> SOURCE EXCERPT
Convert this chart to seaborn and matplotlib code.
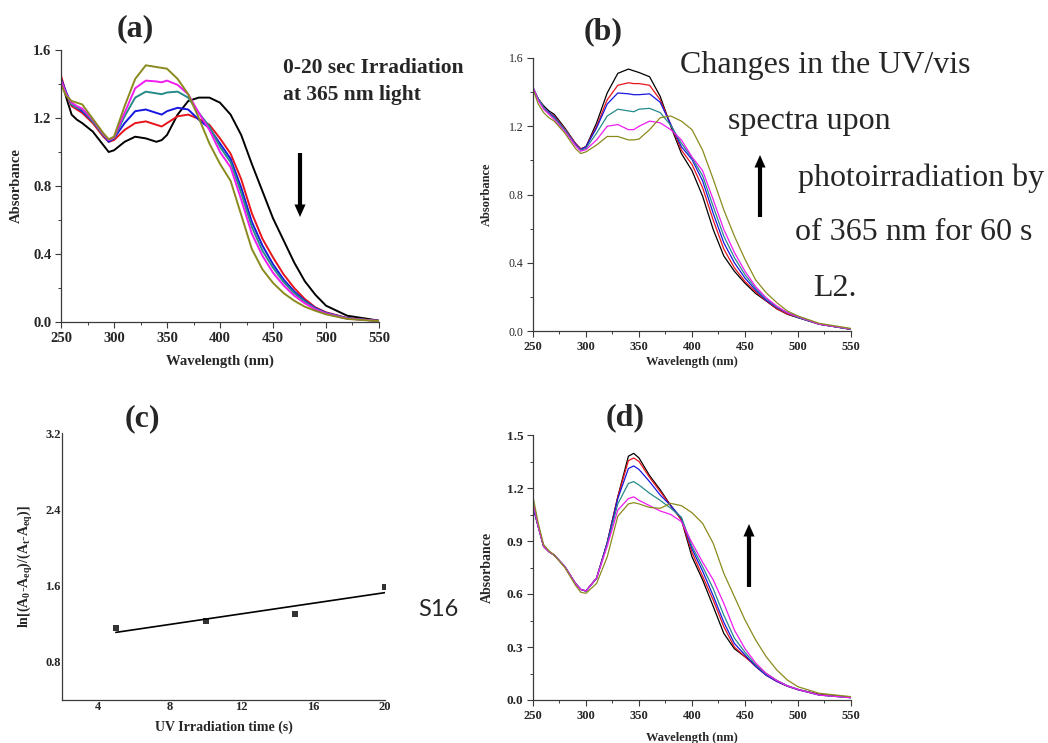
import numpy as np
import pandas as pd
import matplotlib
matplotlib.use("Agg")
import matplotlib.pyplot as plt
import seaborn as sns
from matplotlib.ticker import MultipleLocator
from matplotlib.patches import FancyArrowPatch

# ---------------- data ----------------
WL = [250, 255, 260, 265, 270, 280, 290, 295, 300, 310, 320, 330, 340, 345, 350,
      360, 370, 380, 390, 400, 410, 420, 430, 440, 450, 460, 470, 480, 490, 500, 520, 550]

TRACES = ["black", "red", "blue", "teal", "magenta", "olive"]
PALETTE = {"black": "#000000", "red": "#e8141c", "blue": "#1717e0",
           "teal": "#268a8a", "magenta": "#f01cf0", "olive": "#8a8a1e"}

# panel (a): 0-20 s irradiation
a_black = [1.43, 1.32, 1.22, 1.19, 1.17, 1.12, 1.04, 1.00, 1.01, 1.06, 1.09, 1.08, 1.06, 1.07, 1.10,
           1.22, 1.30, 1.32, 1.32, 1.29, 1.22, 1.10, 0.93, 0.77, 0.61, 0.48, 0.35, 0.24, 0.16, 0.096, 0.037, 0.008]
a_red = [1.45, 1.34, 1.27, 1.25, 1.23, 1.17, 1.09, 1.06, 1.07, 1.13, 1.17, 1.18, 1.16, 1.15, 1.17,
         1.21, 1.22, 1.195, 1.16, 1.08, 0.99, 0.84, 0.64, 0.49, 0.38, 0.28, 0.20, 0.135, 0.086, 0.057, 0.023, 0.006]
a_blue = [1.43, 1.35, 1.28, 1.26, 1.24, 1.18, 1.10, 1.06, 1.08, 1.17, 1.24, 1.25, 1.23, 1.22, 1.24,
          1.26, 1.25, 1.19, 1.14, 1.05, 0.96, 0.79, 0.59, 0.45, 0.34, 0.25, 0.18, 0.125, 0.082, 0.054, 0.022, 0.006]
a_teal = [1.42, 1.34, 1.28, 1.26, 1.25, 1.18, 1.10, 1.07, 1.08, 1.21, 1.32, 1.355, 1.345, 1.34, 1.35,
          1.355, 1.32, 1.23, 1.15, 1.03, 0.94, 0.76, 0.56, 0.42, 0.32, 0.235, 0.17, 0.12, 0.078, 0.052, 0.021, 0.006]
a_magenta = [1.42, 1.34, 1.29, 1.27, 1.255, 1.19, 1.105, 1.07, 1.085, 1.23, 1.375, 1.42, 1.415, 1.41, 1.42,
             1.395, 1.34, 1.23, 1.13, 1.00, 0.91, 0.72, 0.52, 0.39, 0.29, 0.215, 0.155, 0.11, 0.074, 0.05, 0.02, 0.006]
a_olive = [1.395, 1.33, 1.30, 1.29, 1.28, 1.195, 1.11, 1.075, 1.09, 1.27, 1.43, 1.51, 1.50, 1.495, 1.49,
           1.43, 1.34, 1.20, 1.05, 0.93, 0.83, 0.63, 0.43, 0.31, 0.23, 0.17, 0.125, 0.09, 0.066, 0.045, 0.018, 0.005]

# panel (b): 60 s photoirradiation
b_black = [1.415, 1.36, 1.32, 1.29, 1.27, 1.19, 1.10, 1.067, 1.08, 1.22, 1.395, 1.51, 1.535, 1.525, 1.515,
           1.49, 1.375, 1.20, 1.04, 0.94, 0.79, 0.595, 0.44, 0.35, 0.28, 0.22, 0.176, 0.13, 0.098, 0.078, 0.04, 0.01]
b_red = [1.42, 1.36, 1.31, 1.28, 1.26, 1.185, 1.10, 1.067, 1.08, 1.20, 1.355, 1.44, 1.455, 1.45, 1.45,
         1.44, 1.355, 1.21, 1.06, 0.976, 0.84, 0.65, 0.48, 0.37, 0.29, 0.23, 0.176, 0.13, 0.10, 0.08, 0.04, 0.01]
b_blue = [1.42, 1.36, 1.31, 1.28, 1.255, 1.18, 1.095, 1.063, 1.08, 1.19, 1.33, 1.395, 1.39, 1.385, 1.385,
          1.39, 1.34, 1.21, 1.08, 1.005, 0.88, 0.69, 0.517, 0.40, 0.31, 0.24, 0.18, 0.137, 0.107, 0.08, 0.04, 0.01]
b_teal = [1.43, 1.36, 1.31, 1.275, 1.25, 1.18, 1.09, 1.06, 1.07, 1.16, 1.26, 1.30, 1.29, 1.285, 1.30,
          1.305, 1.28, 1.205, 1.10, 1.015, 0.91, 0.73, 0.556, 0.43, 0.33, 0.25, 0.19, 0.14, 0.107, 0.08, 0.04, 0.01]
b_magenta = [1.43, 1.35, 1.30, 1.27, 1.24, 1.17, 1.087, 1.054, 1.063, 1.12, 1.20, 1.21, 1.18, 1.18, 1.20,
             1.23, 1.22, 1.18, 1.12, 1.02, 0.94, 0.77, 0.595, 0.46, 0.35, 0.26, 0.195, 0.146, 0.107, 0.084, 0.04, 0.012]
b_olive = [1.415, 1.33, 1.28, 1.25, 1.23, 1.16, 1.07, 1.04, 1.05, 1.09, 1.14, 1.14, 1.12, 1.12, 1.125,
           1.18, 1.25, 1.26, 1.23, 1.18, 1.06, 0.89, 0.71, 0.556, 0.42, 0.30, 0.224, 0.166, 0.117, 0.088, 0.045, 0.015]

# panel (d)
d_black = [1.10, 0.98, 0.87, 0.84, 0.82, 0.755, 0.66, 0.626, 0.617, 0.69, 0.89, 1.15, 1.38, 1.396, 1.37,
           1.27, 1.19, 1.10, 1.02, 0.81, 0.68, 0.53, 0.377, 0.29, 0.245, 0.198, 0.15, 0.11, 0.08, 0.06, 0.032, 0.016]
d_red = [1.10, 0.98, 0.87, 0.84, 0.82, 0.755, 0.66, 0.626, 0.617, 0.69, 0.89, 1.15, 1.355, 1.37, 1.35,
         1.26, 1.18, 1.10, 1.02, 0.835, 0.70, 0.566, 0.415, 0.30, 0.245, 0.19, 0.14, 0.105, 0.078, 0.058, 0.03, 0.014]
d_blue = [1.09, 0.98, 0.87, 0.84, 0.82, 0.755, 0.66, 0.626, 0.617, 0.69, 0.89, 1.14, 1.31, 1.325, 1.305,
          1.236, 1.16, 1.10, 1.03, 0.855, 0.73, 0.59, 0.44, 0.32, 0.255, 0.19, 0.14, 0.105, 0.078, 0.058, 0.028, 0.013]
d_teal = [1.11, 0.98, 0.87, 0.84, 0.82, 0.755, 0.66, 0.626, 0.617, 0.69, 0.88, 1.11, 1.226, 1.236, 1.217,
          1.17, 1.13, 1.085, 1.034, 0.87, 0.755, 0.63, 0.48, 0.35, 0.27, 0.20, 0.147, 0.11, 0.08, 0.06, 0.028, 0.013]
d_magenta = [1.12, 0.98, 0.87, 0.84, 0.82, 0.755, 0.66, 0.626, 0.617, 0.69, 0.87, 1.075, 1.14, 1.15, 1.13,
             1.10, 1.07, 1.05, 1.01, 0.89, 0.78, 0.68, 0.547, 0.396, 0.29, 0.21, 0.15, 0.11, 0.08, 0.06, 0.028, 0.013]
d_olive = [1.15, 1.00, 0.88, 0.845, 0.82, 0.75, 0.65, 0.61, 0.604, 0.66, 0.81, 1.04, 1.11, 1.117, 1.11,
           1.09, 1.085, 1.113, 1.10, 1.06, 1.00, 0.887, 0.717, 0.585, 0.453, 0.34, 0.245, 0.17, 0.113, 0.075, 0.038, 0.019]

# panel (c): kinetics
t_irr = [5, 10, 15, 20]
ln_ratio = [1.15, 1.23, 1.30, 1.59]

# ticks
SPEC_XT = [250, 300, 350, 400, 450, 500, 550]
AB_YT = [0.0, 0.4, 0.8, 1.2, 1.6]
D_YT = [0.0, 0.3, 0.6, 0.9, 1.2, 1.5]
C_XT = [4, 8, 12, 16, 20]
C_YT = [0.8, 1.6, 2.4, 3.2]

# ---------------- style ----------------
sns.set_theme(style="ticks")
plt.rcParams["font.family"] = ["Liberation Serif", "DejaVu Serif"]
plt.rcParams["mathtext.fontset"] = "custom"
plt.rcParams["mathtext.rm"] = "Liberation Serif"
plt.rcParams["mathtext.bf"] = "Liberation Serif:bold"
plt.rcParams["mathtext.it"] = "Liberation Serif:italic"

FW, FH = 1048, 743
fig = plt.figure(figsize=(FW / 100, FH / 100), dpi=100)


def box(x0, y0, x1, y1):
    return [x0 / FW, 1 - y1 / FH, (x1 - x0) / FW, (y1 - y0) / FH]


def fp(x, y):
    return (x / FW, 1 - y / FH)


def long_df(series):
    rows = []
    for name, vals in zip(TRACES, series):
        rows.append(pd.DataFrame({"Wavelength": WL, "Absorbance": vals, "trace": name}))
    return pd.concat(rows, ignore_index=True)


def spectra(ax, series, lw):
    sns.lineplot(data=long_df(series), x="Wavelength", y="Absorbance", hue="trace",
                 hue_order=TRACES, palette=PALETTE, legend=False, ax=ax,
                 estimator=None, sort=False, lw=lw)


def style_axis(ax, xt, yt, xlim, ylim, xminor, yminor, xsize, ysize, yweight="bold"):
    ax.set_xlim(*xlim)
    ax.set_ylim(*ylim)
    ax.set_xticks(xt)
    ax.set_xticklabels([str(v) for v in xt], fontweight="bold", fontsize=xsize)
    ax.set_yticks(yt)
    ax.set_yticklabels([f"{v:.1f}" for v in yt], fontweight=yweight, fontsize=ysize)
    if xminor:
        ax.xaxis.set_minor_locator(MultipleLocator(xminor))
    if yminor:
        ax.yaxis.set_minor_locator(MultipleLocator(yminor))
    sns.despine(ax=ax)
    for s in ("left", "bottom"):
        ax.spines[s].set_color("#3a3a3a")
        ax.spines[s].set_linewidth(0.9)
    ax.tick_params(which="major", direction="out", length=4, width=0.8, color="#3a3a3a", pad=3)
    ax.tick_params(which="minor", direction="out", length=2.2, width=0.7, color="#3a3a3a")


# ---- (a)
axa = fig.add_axes(box(61, 50, 379, 322))
spectra(axa, [a_black, a_red, a_blue, a_teal, a_magenta, a_olive], 1.4)
style_axis(axa, SPEC_XT, AB_YT, (250, 550), (0, 1.6), 25, 0.2, 10.5, 10.5)
axa.set_xlabel("Wavelength (nm)", fontweight="bold", fontsize=10.5)
axa.set_ylabel("Absorbance", fontweight="bold", fontsize=10.5)
axa.xaxis.set_label_coords(0.5, -0.12)
axa.yaxis.set_label_coords(-0.12, 0.5)

# ---- (b)
axb = fig.add_axes(box(533, 58, 851, 331))
spectra(axb, [b_black, b_red, b_blue, b_teal, b_magenta, b_olive], 0.9)
style_axis(axb, SPEC_XT, AB_YT, (250, 550), (0, 1.6), 25, 0.2, 9, 8.5, yweight="normal")
axb.set_xlabel("Wavelength (nm)", fontweight="bold", fontsize=9)
axb.set_ylabel("Absorbance", fontweight="bold", fontsize=9)
axb.xaxis.set_label_coords(0.5, -0.09)
axb.yaxis.set_label_coords(-0.125, 0.5)

# ---- (c)
axc = fig.add_axes(box(62, 433, 385, 700))
sns.regplot(x=t_irr, y=ln_ratio, ax=axc, ci=None, marker="s", color="black",
            scatter_kws=dict(s=24, linewidths=0), line_kws=dict(lw=1.2))
style_axis(axc, C_XT, C_YT, (2, 20), (0.4, 3.2), None, None, 9, 9)
axc.tick_params(which="major", length=0, pad=1)
axc.set_xlabel("UV Irradiation time (s)", fontweight="bold", fontsize=10)
axc.set_ylabel(r"ln[(A$_\mathbf{0}$-A$_\mathbf{eq}$)/(A$_\mathbf{t}$-A$_\mathbf{eq}$)]",
               fontweight="bold", fontsize=10)
axc.xaxis.set_label_coords(0.5, -0.075)
axc.yaxis.set_label_coords(-0.085, 0.5)

# ---- (d)
axd = fig.add_axes(box(533, 435, 851, 700))
spectra(axd, [d_black, d_red, d_blue, d_teal, d_magenta, d_olive], 0.9)
style_axis(axd, SPEC_XT, D_YT, (250, 550), (0, 1.5), 25, 0.15, 9, 9.5)
axd.set_xlabel("Wavelength (nm)", fontweight="bold", fontsize=9)
axd.set_ylabel("Absorbance", fontweight="bold", fontsize=10)
axd.xaxis.set_label_coords(0.5, -0.12)
axd.yaxis.set_label_coords(-0.123, 0.5)

# ---------------- annotations ----------------
for lab, (x, y) in {"(a)": (135, 29), "(b)": (603, 32), "(c)": (142, 419), "(d)": (625, 418)}.items():
    fig.text(*fp(x, y), lab, fontsize=23, fontweight="bold", ha="center", va="center")

fig.text(*fp(283, 68), "0-20 sec Irradiation", fontsize=15.5, fontweight="bold", ha="left", va="center")
fig.text(*fp(283, 95), "at 365 nm light", fontsize=15.5, fontweight="bold", ha="left", va="center")

for txt, x, y in [("Changes in the UV/vis", 680, 65), ("spectra upon", 728, 122),
                  ("photoirradiation by", 798, 178), ("of 365 nm for 60 s", 795, 232),
                  ("L2.", 813, 288)]:
    fig.text(*fp(x, y), txt, fontsize=23, family=["Liberation Serif"], ha="left", va="center")

fig.text(*fp(418, 610), "S16", fontsize=17, family=["Lato", "DejaVu Sans"], ha="left", va="center")

arrow_kw = dict(arrowstyle="simple,head_length=0.9,head_width=0.8,tail_width=0.3",
                mutation_scale=10, lw=0, color="black", shrinkA=0, shrinkB=0)
for (x0, y0), (x1, y1) in [((300, 153), (300, 217)), ((760, 217), (760, 155)), ((749, 587), (749, 524))]:
    fig.add_artist(FancyArrowPatch(fp(x0, y0), fp(x1, y1), transform=fig.transFigure, **arrow_kw))

fig.savefig("out.png", dpi=100)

> OBJECTIVE
In the listing, how many lines hold "seaborn"? Answer with a bare number.

> ANSWER TO THIS EXERCISE
2